The public discussion on the controversial project was scheduled for July 15 and it was supposed to include the strategic environmental impact assessment report as well. The government has revived the Kolubara B project, abandoned three decades ago, and hired PowerChina to install a 350 MW unit by year-end 2024 for state-owned power producer Elektroprivreda Srbije (EPS).
Carbon emissions cost factor
It is questionable whether the lignite-fueled power plant would be profitable, given the expenses the company may soon be burdened with if Serbia introduces carbon allowances.

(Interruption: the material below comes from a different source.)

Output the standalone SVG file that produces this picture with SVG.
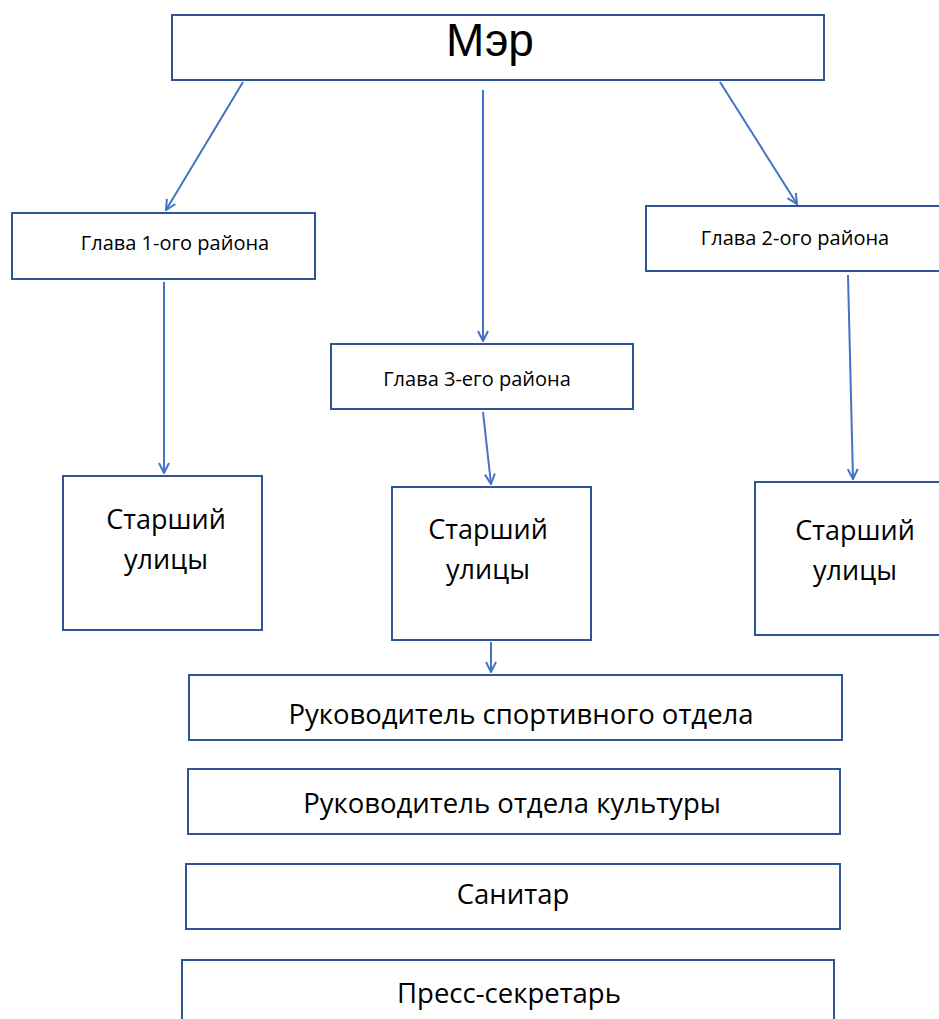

Experts have also raised the issue of the quality of the coal from the planned open-pit mines at the site near Belgrade.
Serbia intends to install two lignite-fueled power plants and to overhaul a part of TENT A
Nevertheless, Serbia is building another thermal power plant unit, Kostolac B3, east of the capital city. China Machinery Engineering Corporation (CMEC) is the contractor for the 350 MW facility.
More environmental, funding issues for EPS
The project is reportedly suffering delays and funding is said to be an issue, too. On top of it, Kostolac is overlapping a Roman archaeological site.
Of note, EPS intends to reconstruct units A1 and A2 at the TENT A thermal power plant in Obrenovac, a municipality in Belgrade territory. It has until the end of the year to meet the formal requirements to start.